Unfortunately, the collaboration so urgently needed between the arts, humanities, sciences, and business has fragmented into ever more disparate pieces over the last decade when their interaction and integration should be encouraged to spur innovation, entrepreneurship and creativity to drive our nation forward. In the decades ahead, our nation will need more Americans with college degrees who are well versed in the histories and opportunities to address the major societal challenges of our democracy and the world, not the least of which include the education levels of children, income inequality, the social, economic and civic needs of diverse communities, globalization, innovation, and American competitiveness. Interdisciplinary thought leadership and collaboration will be more important than ever in crossing boundaries to address the local, regional, national, and global problems ahead of us.

When Tom Ehrlich spoke about the pathways to ethical and engaged citizenship at Miami Dade College in 2009, he said, “college learning must be about much more that [sic] knowledge—knowledge that may be obsolete in just a few years. Most important, it must be about learning how to learn and to keep on learning. At its core, that is what a liberal education does, it liberates our minds to learn.”5  (accent is mine) 
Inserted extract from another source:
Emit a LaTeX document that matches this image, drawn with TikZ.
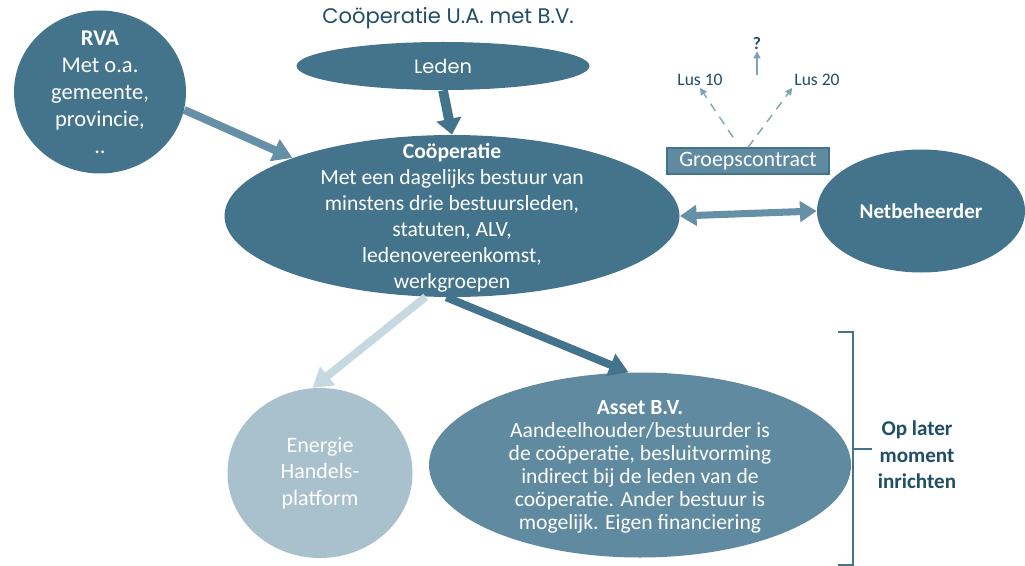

We should look to the evidence, embrace the liberal arts as a necessary foundation for postsecondary education in all fields of study, and figure out how to give our students the best possible opportunities to discover themselves, their place in the world, and how they can contribute to improving their own lives and the lives of their communities. In doing so, we will be part of the American dream we wish to realize for ourselves and future generations. (accent is mine)

ENDNOTES
1 U.S. Department of Education, Institute of Education Sciences, National Center for Education Statistics, 1992 National Adult Literacy Survey (Washington, DC: U.S. Department of Education, 2000), http://nces.ed.gov/pubsearch/pubsinfo.asp?pubid=199909; and U.S. Department of Education, Institute of Education Sciences, National Center for Education Statistics, “Percentage of adults in each prose, document, and quantitative literacy level: 1992 and 2003,” in 2003 National Assessment of Adult Literacy (U.S. Department of Education, 2003), http://nces.ed.gov/naal/kf_demographics.asp#2.
2 OECD, Education at a Glance 2014: OECD Indicators (Paris: OECD Publishing, 2014), http://dx.doi.org/10.1787/eag-2014-en.
3 American Academy of Arts and Sciences, “Associate’s Degree Completions in the Humanities as a Percentage of All Associate’s Degree Completions, 1987–2013,” in Humanities Indicators, 2014.
4 Hart Research Associates, It Takes More than a Major: Employer Priorities for College Learning and Student Success (Washington, DC: Hart Research Associates, 2013), http://www.aacu.org/sites/default/files/files/LEAP/2013_EmployerSurvey.pdf.
5 Tom Ehrlich, “Ethical and Engaged Citizens: Whose Responsibility?” (talk delivered at Miami Dade College, Miami, FL, May 21, 2009).